You can create multiple actuator configurations corresponding to different clusters/target environments. You choose the one to use when you launch an operation requiring the actuator

Define the configurations to test

When exploring vLLM deployments there are two sets of parameters that can be varied:

  • the deployment creation parameters (number GPUs, memory allocated etc)
  • the benchmark test parameters (request per second to send, tokens per request etc.)

In this case we define a space where we look at the impact of a few vLLM deployment parameters, including max_num_seq and max_batch_tokens, for a scenario where requests arrive between 1 and 10 per second with sizes around 2000 tokens .

sampleStoreIdentifier: 2963a5
entitySpace:
  - identifier: model
    propertyDomain:
      values:
        - ibm-granite/granite-3.3-8b-instruct
  - identifier: image
    propertyDomain:
      values:
        - quay.io/dataprep1/data-prep-kit/vllm_image:0.1
  - identifier: "number_input_tokens"
    propertyDomain:
      values: [1024, 2048, 4096]
  - identifier: "request_rate"
    propertyDomain:
      domainRange: [1,10]
      interval: 1
  - identifier: n_cpus
    propertyDomain:
      domainRange: [2,16]
      interval: 2
  - identifier: memory
    propertyDomain:
      values: ["128Gi", "256Gi"]
  - identifier: "max_batch_tokens"
    propertyDomain:
      values: [1024, 2048, 4096, 8192, 16384, 32768]
  - identifier: "max_num_seq"
    propertyDomain:
      values: [16,32,64]
  - identifier: "n_gpus"
    propertyDomain:
      values: [1]
  - identifier: "gpu_type"
    propertyDomain:
      values: ["NVIDIA-A100-80GB-PCIe"]
experiments:
  - actuatorIdentifier: vllm_performance
    experimentIdentifier: performance-testing-full
metadata:
  description: A space of vllm deployment configurations
  name: vllm_deployments

Save the above as vllm_discoveryspace.yaml. Then, if you have an existing samplestore, run

ado create space -f vllm_discoveryspace.yaml --set sampleStoreIdentifier=$SAMPLE_STORE_ID

otherwise create a new one:

ado create space -f vllm_discoveryspace.yaml --new-sample-store

Record the identifier of the created discoveryspace as it will be used in next section.
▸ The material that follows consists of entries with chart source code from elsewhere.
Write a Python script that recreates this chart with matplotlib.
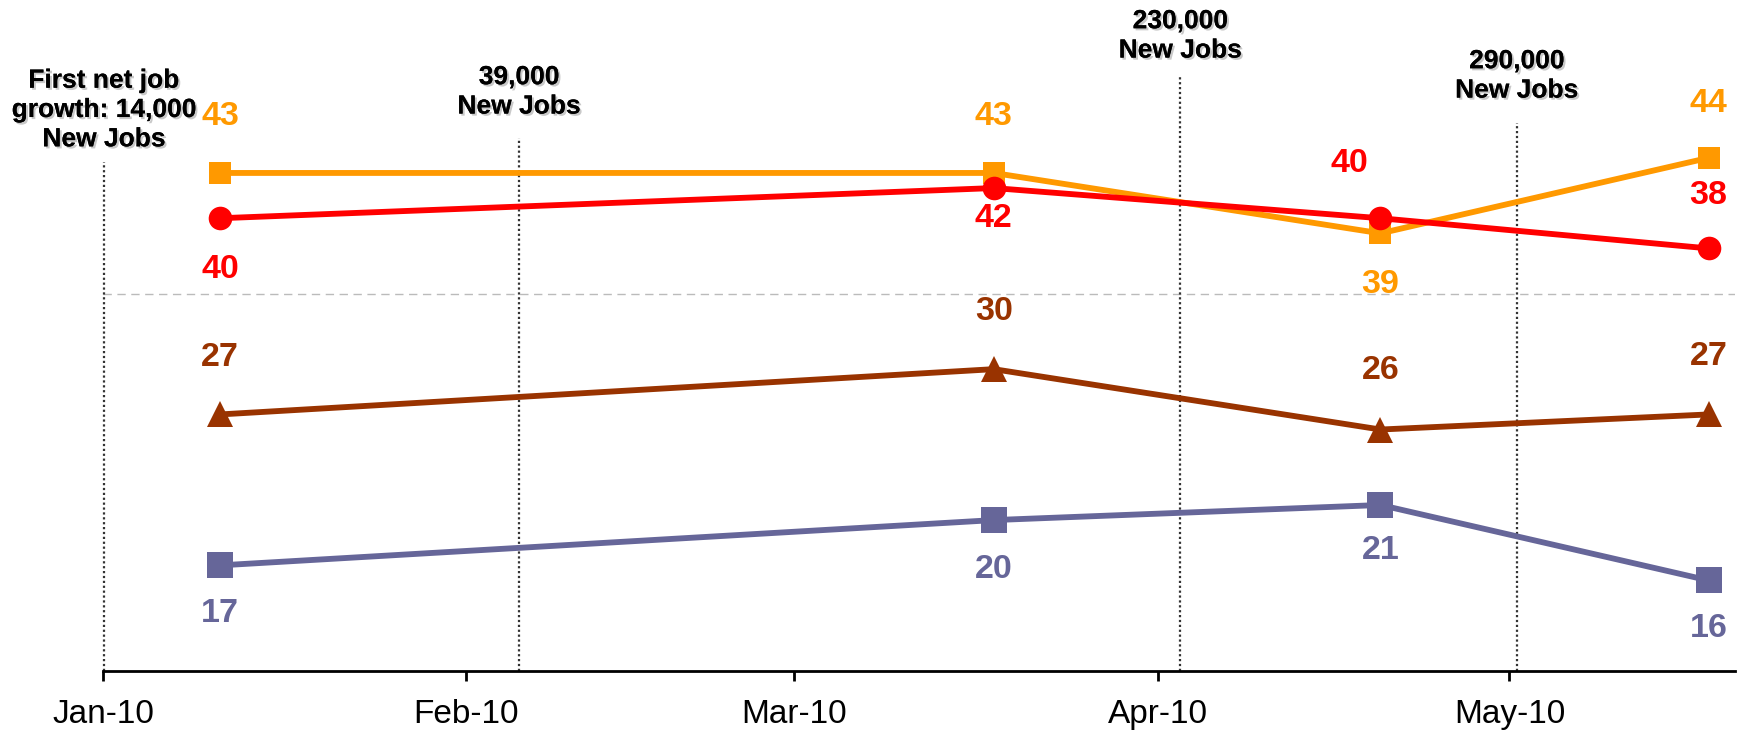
import matplotlib
matplotlib.use("Agg")
import matplotlib.pyplot as plt
import matplotlib.patheffects as pe
import pandas as pd

# ---- data ----
dates = ["2010-01-11", "2010-03-18", "2010-04-20", "2010-05-18"]
orange_vals = [43, 43, 39, 44]
red_vals = [40, 42, 40, 38]
brown_vals = [27, 30, 26, 27]
purple_vals = [17, 20, 21, 16]

tick_dates = ["2010-01-01", "2010-02-01", "2010-03-01", "2010-04-01", "2010-05-01"]
tick_labels = ["Jan-10", "Feb-10", "Mar-10", "Apr-10", "May-10"]

event_dates = ["2010-01-01 02:00", "2010-02-05 12:00", "2010-04-02 22:00", "2010-05-01 15:00"]
event_texts = ["First net job\ngrowth: 14,000\nNew Jobs", "39,000\nNew Jobs",
               "230,000\nNew Jobs", "290,000\nNew Jobs"]
event_line_tops = [43.73, 45.32, 49.43, 46.31]
event_text_y = [47.17, 48.37, 52.08, 49.43]

plt.rcParams['font.family'] = ['Liberation Sans', 'DejaVu Sans']

fig = plt.figure(figsize=(17.44, 7.34), dpi=100)
ax = fig.add_axes([103 / 1744, 63 / 734, (1735 - 103) / 1744, 671 / 734])

x = pd.to_datetime(dates)

series = [
    (orange_vals, "#FF9900", "s", 16.5, [-56, -56, 51, -54], [0, 0, 0, 0]),
    (red_vals, "#FF0000", "o", 17, [51, 30, -55, -53], [0, 0, -31, 0]),
    (brown_vals, "#993300", "^", 19, [-57, -58, -59, -58], [0, 0, 0, 0]),
    (purple_vals, "#666699", "s", 19, [48, 49, 46, 48], [0, 0, 0, 0]),
]

for vals, col, mk, ms, dy, dx in series:
    ax.plot(x, vals, color=col, lw=4.2, marker=mk, markersize=ms,
            markeredgewidth=0, zorder=3, solid_capstyle='butt')
    for xi, v, oy, ox in zip(x, vals, dy, dx):
        ax.annotate(str(v), (xi, v), xytext=(ox, -oy), textcoords='offset pixels',
                    ha='center', va='center', fontsize=24.5, fontweight='bold',
                    color=col, zorder=4, annotation_clip=False)

# dashed gridline
ax.axhline(35, color="#BBBBBB", lw=1, ls=(0, (6, 4)), zorder=1)

# event lines and texts
shadow = [pe.withSimplePatchShadow(offset=(1.5, -1.5), shadow_rgbFace="#888888", alpha=0.45),
          pe.Normal()]
for d, t, top, ty in zip(event_dates, event_texts, event_line_tops, event_text_y):
    dt = pd.Timestamp(d)
    ax.plot([dt, dt], [10, top], color="#333333", lw=1.6, ls=(0, (1, 1.2)),
            zorder=2, clip_on=False)
    ax.text(dt, ty, t, ha='center', va='center', fontsize=19, fontweight='bold',
            color='black', linespacing=1.28, clip_on=False, zorder=5,
            path_effects=shadow)

ax.set_ylim(10, 54.46)
ax.set_xlim(pd.Timestamp("2010-01-01"), pd.Timestamp("2010-05-20 06:00"))
ax.set_xticks(pd.to_datetime(tick_dates))
ax.set_xticklabels(tick_labels, fontsize=24)
ax.set_yticks([])
for s in ["left", "right", "top"]:
    ax.spines[s].set_visible(False)
ax.spines["bottom"].set_linewidth(2)
ax.tick_params(axis='x', direction='out', length=7, width=2, pad=13)
ax.patch.set_alpha(0)

fig.savefig("out.png", dpi=100)
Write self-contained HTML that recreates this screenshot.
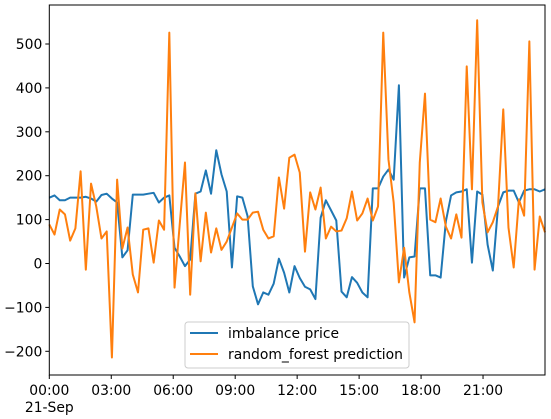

Explore the space with random_walk

Next we'll scan this space sequentially using a grouped sampler to increase efficiency. The grouped sampler ensures we explore all the different benchmark configurations for a given vLLM deployment before creating a new deployment - minimising the need the number of deployment creations.

metadata:
  name: randomwalk-grouped-vllm-performance-full
spaces:
  - space-230d24-03b22d
actuatorConfigurationIdentifiers:
  - actuatorconfiguration-vllm_performance-09fcdf30
operation:
  module:
    moduleClass: RandomWalk
  parameters:
    numberEntities: all
    batchSize: 1
    samplerConfig:
      mode: 'sequentialgrouped'
      samplerType: 'generator'
      grouping: #A unique combination of these properties is a new vLLM deployment
        - model
        - image
        - memory
        - max_batch_tokens
        - max_num_seq
        - n_gpus
        - gpu_type
        - n_cpus

Save the above as random_walk.yaml. Then execute the operation:

ado create operation -f random_walk.yaml --set "spaces[0]=$DISCOVERY_SPACE_ID" --set actuatorConfigurationIdentifier[0]=$ACTUATOR_CONFIGURATION_IDENTIFIER

where $DISCOVERY_SPACE_ID is the identifier of the discoveryspace you created in the previous step, and ACTUATOR_CONFIGURATION_IDENTIFIER is the identifier of the actuatorconfiguration created earlier.

Monitor the optimization

While the operation is running you can watch the deployment:

# In a separate terminal
oc get deployments --watch -n vllm-testing

You can see the measurement requests as the operation runs by executing (in another terminal):

ado show requests operation $OPERATION_ID

and the results (this outputs the entities in sampled order):

ado show entities operation $OPERATION_ID

If the operation is running the $OPERATION_ID will have been output just before the sampling started. Assuming no other operation was started it will also be the last id output by

ado get operations

Check final results

When the output indicates that the experiment has finished, you can inspect the results of all operations run so far on the space with:

ado show entities space $DISCOVERY_SPACE_ID --output-format csv

Note

At any time after an operation, $OPERATION_ID, is finished you can run ado show entities operation $OPERATION_ID to see the sampling time-series of that operation.

Next steps

  • Try varying max_batch_tokens or gpu_memory_utilization to explore the impact on throughput.
  • Try creating a difference actuatorconfiguration with more max_environments and running the random walk with a non-grouped sampler
  • Replace the model with a different HF checkpoint to compare performance.
  • Use RayTune (see the vLLM endpoint performance example) to optimise the hyper‑parameters of the benchmark.